18. The method of manufacturing the display panel as claimed in claim 17, wherein the metal oxide patterned layer is irradiated with laser to conductorize a portion of the metal oxide patterned layer corresponding to the openings and a portion disposed on both sides of the gate electrode, so as to form the conductor part, the first part, the second part, and the channel part.

19. The method of manufacturing the display panel as claimed in claim 17, wherein the gate electrode comprises sub-gate electrodes, and one of the openings is arranged between two adjacent sub-gate electrodes;

the channel part comprises sub-channels, and the sub-channels and the conductor part are alternately arranged in an extending direction from the first part to the second part in the active layer; and

the sub-gate electrodes and the sub-channels are overlapped, and the openings correspond to the conductor part.

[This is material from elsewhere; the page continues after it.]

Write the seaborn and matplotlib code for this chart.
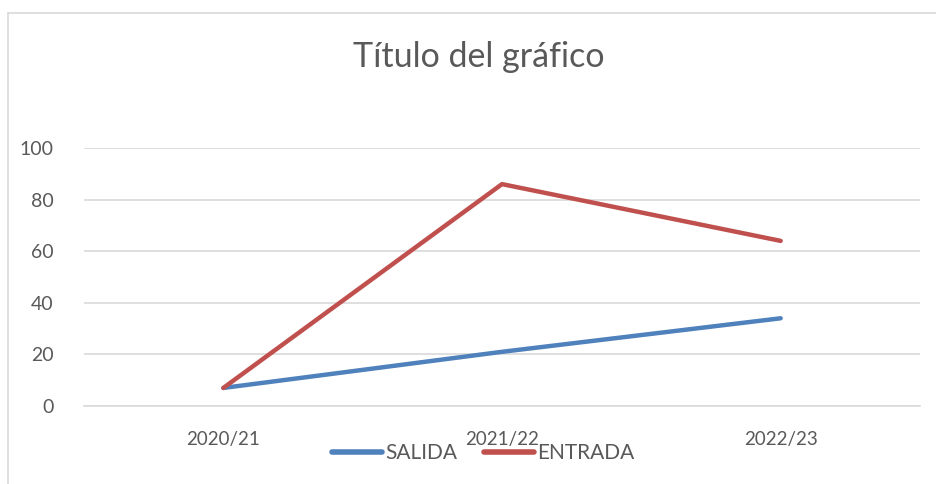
import matplotlib
matplotlib.use("Agg")
import matplotlib.pyplot as plt
from matplotlib.lines import Line2D
import pandas as pd
import seaborn as sns

# datos del gráfico
temporadas = ["2020/21", "2021/22", "2022/23"]
salida = [7, 21, 34]
entrada = [7, 86, 64]

df = pd.DataFrame({
    "temporada": temporadas * 2,
    "valor": salida + entrada,
    "serie": ["SALIDA"] * 3 + ["ENTRADA"] * 3,
})

sns.set_style("white")
plt.rcParams["font.family"] = ["Lato", "DejaVu Sans"]
gris = "#595959"

fig = plt.figure(figsize=(9.36, 4.84), dpi=100)
ax = fig.add_axes([84 / 936, 1 - 406 / 484, 836 / 936, 258 / 484])

colores = {"SALIDA": "#4F81BD", "ENTRADA": "#C0504D"}
sns.lineplot(data=df, x="temporada", y="valor", hue="serie", palette=colores,
             linewidth=3.2, sort=False, ax=ax, legend=False,
             solid_capstyle="round", solid_joinstyle="round")

ax.set_xlim(-0.5, 2.5)
ax.set_ylim(0, 100)
ax.set_yticks(range(0, 101, 20))
ax.yaxis.grid(True, color="#D9D9D9", linewidth=1.2)
ax.set_axisbelow(True)
for s in ["top", "right", "left"]:
    ax.spines[s].set_visible(False)
ax.spines["bottom"].set_color("#D9D9D9")
ax.spines["bottom"].set_linewidth(1.2)
ax.tick_params(axis="both", length=0, colors=gris)
ax.tick_params(axis="y", pad=22, labelsize=14)
ax.tick_params(axis="x", pad=18, labelsize=13.5)
ax.set_xlabel("")
ax.set_ylabel("")

fig.text(0.512, 1 - 57 / 484, "Título del gráfico", ha="center", va="center",
         fontsize=24.5, color=gris)

# leyenda abajo
handles = [Line2D([], [], color=colores[k], linewidth=4, solid_capstyle="round") for k in ["SALIDA", "ENTRADA"]]
leg = fig.legend(handles, ["SALIDA", "ENTRADA"], loc="center", bbox_to_anchor=(483 / 936, 1 - 453 / 484),
                 ncol=2, frameon=False, fontsize=15, handlelength=2.4, handletextpad=0.15,
                 columnspacing=1.3, labelcolor=gris)

# borde del gráfico
fig.add_artist(plt.Line2D([8 / 936, 8 / 936], [0, 1 - 13 / 484], transform=fig.transFigure,
                          color="#D9D9D9", linewidth=1.2))
fig.add_artist(plt.Line2D([8 / 936, 1], [1 - 13 / 484, 1 - 13 / 484], transform=fig.transFigure,
                          color="#D9D9D9", linewidth=1.2))

fig.savefig("out.png", dpi=100)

20. The method of manufacturing the display panel as claimed in claim 15, further comprising following steps:

sequentially forming a first light-shielding layer and a buffer layer on the substrate;

forming an insulating layer on the substrate;

forming an interlayer dielectric layer on the first metal layer; and

sequentially forming a first passivation layer, an electrode layer, a second passivation layer, and a second light-shielding layer on the second metal layer;

wherein forming the second metal layer on the substrate comprises following steps:

etching the interlayer dielectric layer, the insulating layer, and the buffer layer with fluorine-based oxidizing gas to form a first via hole exposing the first light-shielding layer and two second via holes exposing the first part and the second part; and

depositing a metal layer on the interlayer dielectric layer to fill the first via hole and the second via holes, and patterning the metal layer to form the second metal layer, wherein the second metal layer further comprises a conductive pad, the source electrode is electrically connected to the first light-shielding layer through the first via hole, the source electrode is connected to the first part through one of the second via holes, the drain electrode is connected to the second part through the other one of the second via holes, and the conductive pad is electrically connected to the drain electrode.